Mark on my list About Schmidt and Sideways as two of my favorite movies, both directed by Alexander Payne (I’ve yet to see Election). Nevertheless, when I had the chance to read the book Sideways after seeing the movie, I was skeptical. The author’s notes did not help – Rex Pickett comments on how Payne adhered pretty closely to the novel. Thus, a part of me was nagging and pessimistic, insisting that this would be a less enjoyable escapade than the film.

At first I was thrown off from my low expectations. The opening scene is hilarious with rambunctious interactions ensuing between the lead, Miles, and his fellow oenophiles at their regular wine-tasting hub. The dialogue is sharp and witty, as the characters bite into each other. The action and commotion is thrilling. Miles’ friend Jack shows up and they’re set to go on their trip, with more to come. I thought, hey, maybe there is something to this book that I couldn’t get from the film.

Unfortunately, three-hundred pages later, I learned my mistake. The cynical, jibing dialogue gets old very quick. The protagonist becomes an annoying friend, who overdoes the witticisms and depresses the hell out of you. And Jack’s tumbles and falls aren’t as funny as they could have been, after seeing it on the screen. One thing appeared glossed over: Miles rats out Jack’s impending marriage, but never gets found out by Jack. Then there is this whole bizarre episode with a hillbilly stranger they meet and go boar hunting with, only to find out that he is slightly psychotic, taking shots at them. Entirely gratuitous. Granted, when Miles engorges himself with the spit bucket after discovering his busted book deal, the hilarity is just as intense as the film, but the relationships in the book aren’t as fully developed between the men and women as they could have been. Jack and Miles is well done, but Miles and Maya wasn’t as great of a ride. Plus, the dynamic of Miles and his mother whom he filches from is lost later in the novel. His plagues as a poor struggling writer turn him into a caricature rather than a character.

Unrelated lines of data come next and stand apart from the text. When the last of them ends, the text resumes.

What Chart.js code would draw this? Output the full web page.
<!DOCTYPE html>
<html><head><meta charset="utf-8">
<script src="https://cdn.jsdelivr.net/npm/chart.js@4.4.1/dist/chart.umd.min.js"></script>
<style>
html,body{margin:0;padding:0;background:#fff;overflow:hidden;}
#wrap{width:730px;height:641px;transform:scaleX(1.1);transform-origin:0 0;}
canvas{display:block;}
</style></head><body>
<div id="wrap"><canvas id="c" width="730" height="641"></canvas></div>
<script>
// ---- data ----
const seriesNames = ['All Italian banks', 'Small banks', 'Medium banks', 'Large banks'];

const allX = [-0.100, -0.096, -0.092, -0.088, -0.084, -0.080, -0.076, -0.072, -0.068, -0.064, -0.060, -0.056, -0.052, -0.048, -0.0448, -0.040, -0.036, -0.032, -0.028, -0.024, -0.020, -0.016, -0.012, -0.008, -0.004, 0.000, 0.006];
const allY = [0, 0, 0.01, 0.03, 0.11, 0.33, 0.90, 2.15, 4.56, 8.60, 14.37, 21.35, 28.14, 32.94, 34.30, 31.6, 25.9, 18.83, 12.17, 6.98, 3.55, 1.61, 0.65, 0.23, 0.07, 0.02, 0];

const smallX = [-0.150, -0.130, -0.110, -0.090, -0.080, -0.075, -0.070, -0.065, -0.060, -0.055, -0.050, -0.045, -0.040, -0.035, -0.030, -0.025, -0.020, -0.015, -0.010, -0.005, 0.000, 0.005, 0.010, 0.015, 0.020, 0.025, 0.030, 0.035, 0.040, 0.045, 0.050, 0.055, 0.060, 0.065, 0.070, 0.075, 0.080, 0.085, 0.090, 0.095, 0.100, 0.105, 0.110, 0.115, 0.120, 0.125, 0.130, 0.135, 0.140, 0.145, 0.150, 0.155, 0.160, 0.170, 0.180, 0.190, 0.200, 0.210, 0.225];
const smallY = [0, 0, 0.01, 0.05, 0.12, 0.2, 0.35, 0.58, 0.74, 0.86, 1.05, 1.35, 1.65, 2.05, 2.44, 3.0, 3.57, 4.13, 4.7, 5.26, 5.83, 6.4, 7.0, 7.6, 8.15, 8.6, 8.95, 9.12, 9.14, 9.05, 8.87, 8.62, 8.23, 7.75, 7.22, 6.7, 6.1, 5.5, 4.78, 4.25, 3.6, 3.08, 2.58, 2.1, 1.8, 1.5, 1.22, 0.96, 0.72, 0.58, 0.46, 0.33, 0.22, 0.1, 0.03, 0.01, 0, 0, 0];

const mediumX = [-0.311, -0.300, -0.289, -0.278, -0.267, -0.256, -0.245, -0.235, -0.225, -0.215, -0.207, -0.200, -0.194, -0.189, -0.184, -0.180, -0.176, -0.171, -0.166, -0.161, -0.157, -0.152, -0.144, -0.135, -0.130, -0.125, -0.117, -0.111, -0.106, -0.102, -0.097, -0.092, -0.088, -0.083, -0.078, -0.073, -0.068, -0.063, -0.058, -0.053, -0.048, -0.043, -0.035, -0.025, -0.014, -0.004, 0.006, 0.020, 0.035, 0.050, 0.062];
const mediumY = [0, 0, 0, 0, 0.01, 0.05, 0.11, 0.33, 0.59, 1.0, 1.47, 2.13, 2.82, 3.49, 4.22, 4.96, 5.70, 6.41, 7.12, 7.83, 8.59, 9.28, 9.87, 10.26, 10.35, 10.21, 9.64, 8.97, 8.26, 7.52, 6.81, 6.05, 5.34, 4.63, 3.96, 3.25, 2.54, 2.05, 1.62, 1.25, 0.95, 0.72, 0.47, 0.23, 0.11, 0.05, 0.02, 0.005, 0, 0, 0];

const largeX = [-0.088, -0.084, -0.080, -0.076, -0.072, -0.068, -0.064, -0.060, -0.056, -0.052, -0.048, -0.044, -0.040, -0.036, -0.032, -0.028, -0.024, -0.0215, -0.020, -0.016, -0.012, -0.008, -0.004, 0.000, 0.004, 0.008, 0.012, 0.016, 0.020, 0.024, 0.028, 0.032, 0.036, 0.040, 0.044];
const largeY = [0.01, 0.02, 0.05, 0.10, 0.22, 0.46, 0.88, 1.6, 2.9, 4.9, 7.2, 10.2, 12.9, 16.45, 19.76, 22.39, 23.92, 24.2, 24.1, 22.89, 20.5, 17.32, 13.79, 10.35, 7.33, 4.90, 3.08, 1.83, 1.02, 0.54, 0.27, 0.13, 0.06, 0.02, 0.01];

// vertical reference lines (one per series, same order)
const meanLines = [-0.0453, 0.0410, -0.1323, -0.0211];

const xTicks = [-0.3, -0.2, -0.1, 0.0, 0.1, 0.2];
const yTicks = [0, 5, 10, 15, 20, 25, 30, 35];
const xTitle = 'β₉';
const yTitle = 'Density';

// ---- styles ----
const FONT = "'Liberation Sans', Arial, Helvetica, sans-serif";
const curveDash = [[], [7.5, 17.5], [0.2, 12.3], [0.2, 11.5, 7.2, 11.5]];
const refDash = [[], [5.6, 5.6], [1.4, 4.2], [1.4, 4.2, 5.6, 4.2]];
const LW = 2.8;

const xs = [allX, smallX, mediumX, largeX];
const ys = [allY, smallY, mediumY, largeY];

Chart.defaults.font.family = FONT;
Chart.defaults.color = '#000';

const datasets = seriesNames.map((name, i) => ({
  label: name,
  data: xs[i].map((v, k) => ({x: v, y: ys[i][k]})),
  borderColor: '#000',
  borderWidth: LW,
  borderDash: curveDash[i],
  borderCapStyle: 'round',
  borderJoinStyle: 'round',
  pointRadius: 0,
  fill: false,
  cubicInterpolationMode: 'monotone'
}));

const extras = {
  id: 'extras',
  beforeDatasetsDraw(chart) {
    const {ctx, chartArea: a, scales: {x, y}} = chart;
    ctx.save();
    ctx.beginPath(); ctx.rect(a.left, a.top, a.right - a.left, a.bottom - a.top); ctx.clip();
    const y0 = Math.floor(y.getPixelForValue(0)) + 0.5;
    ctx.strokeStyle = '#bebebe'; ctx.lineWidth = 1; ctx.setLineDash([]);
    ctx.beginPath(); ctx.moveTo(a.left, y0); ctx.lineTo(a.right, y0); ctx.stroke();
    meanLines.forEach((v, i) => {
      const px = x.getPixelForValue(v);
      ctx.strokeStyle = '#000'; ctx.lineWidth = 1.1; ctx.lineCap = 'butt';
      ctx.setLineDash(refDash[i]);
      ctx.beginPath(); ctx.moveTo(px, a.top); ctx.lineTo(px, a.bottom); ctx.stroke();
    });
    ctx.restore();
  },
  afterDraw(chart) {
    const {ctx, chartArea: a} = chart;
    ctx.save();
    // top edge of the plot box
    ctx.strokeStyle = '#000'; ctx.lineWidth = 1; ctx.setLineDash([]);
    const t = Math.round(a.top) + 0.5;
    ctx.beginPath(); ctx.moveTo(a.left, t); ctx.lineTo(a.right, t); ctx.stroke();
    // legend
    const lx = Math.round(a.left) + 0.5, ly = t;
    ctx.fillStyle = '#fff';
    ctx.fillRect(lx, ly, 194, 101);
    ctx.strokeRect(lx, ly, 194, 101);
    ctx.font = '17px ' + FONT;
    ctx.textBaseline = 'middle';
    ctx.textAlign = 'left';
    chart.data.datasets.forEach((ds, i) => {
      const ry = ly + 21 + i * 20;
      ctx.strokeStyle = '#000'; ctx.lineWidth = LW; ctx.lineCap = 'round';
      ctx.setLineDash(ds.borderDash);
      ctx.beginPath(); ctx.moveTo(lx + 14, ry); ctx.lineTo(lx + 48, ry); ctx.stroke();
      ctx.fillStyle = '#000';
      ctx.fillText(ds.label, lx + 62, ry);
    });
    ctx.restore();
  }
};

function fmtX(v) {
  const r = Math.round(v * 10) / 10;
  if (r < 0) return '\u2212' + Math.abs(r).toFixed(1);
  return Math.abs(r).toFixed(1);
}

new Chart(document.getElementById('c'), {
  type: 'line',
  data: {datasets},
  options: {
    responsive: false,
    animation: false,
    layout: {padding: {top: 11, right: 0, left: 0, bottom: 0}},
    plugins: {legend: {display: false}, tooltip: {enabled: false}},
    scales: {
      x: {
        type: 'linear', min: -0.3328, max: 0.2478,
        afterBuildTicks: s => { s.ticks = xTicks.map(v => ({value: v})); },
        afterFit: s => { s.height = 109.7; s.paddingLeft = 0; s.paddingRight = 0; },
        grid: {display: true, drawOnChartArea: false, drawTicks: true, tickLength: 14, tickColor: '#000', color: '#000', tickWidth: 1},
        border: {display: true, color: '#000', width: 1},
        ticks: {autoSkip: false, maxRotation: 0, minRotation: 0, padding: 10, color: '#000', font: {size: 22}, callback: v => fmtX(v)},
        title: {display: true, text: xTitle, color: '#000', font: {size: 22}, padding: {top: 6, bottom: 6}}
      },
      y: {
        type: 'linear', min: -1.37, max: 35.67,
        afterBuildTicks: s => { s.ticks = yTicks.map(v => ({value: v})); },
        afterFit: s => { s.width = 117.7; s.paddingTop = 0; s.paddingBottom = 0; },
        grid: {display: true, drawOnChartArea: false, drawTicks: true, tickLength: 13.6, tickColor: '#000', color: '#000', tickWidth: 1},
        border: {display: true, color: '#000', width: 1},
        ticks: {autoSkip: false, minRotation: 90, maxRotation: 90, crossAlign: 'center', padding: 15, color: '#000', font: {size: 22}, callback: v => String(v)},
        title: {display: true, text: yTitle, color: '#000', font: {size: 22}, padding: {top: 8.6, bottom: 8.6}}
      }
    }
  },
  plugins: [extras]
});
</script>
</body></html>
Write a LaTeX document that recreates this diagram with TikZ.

I was able to interact with the book on a different level after seeing the cinematic version, interested in the changes Payne, his producers and screenplay writers made and the rationale for those changes. I noticed on the basis of the book, they consolidated various scenes, moved around of characters, and made an intriguing decision to cast an Asian woman (Sandra Oh) as Jack’s paramour, Terra. I think it was a wise decision and provides fodder for good discussion about race and culture. In fact, all four main characters were not nearly as attractive in the film as they were described in the novel.

I am mostly certain that the wine critiques from Miles, Terra, and Maya are legit and that Pickett conducted extensive research. In these parts, the language is inventive and I feel as though I’m listening to a trustworthy wine connoisseur. Harmless fun to read, convivial and proffering tidbits about wine, the novel is a good summer read on the beach with a cold bottle of Chardonnay, though I’m more of Pinot guy myself.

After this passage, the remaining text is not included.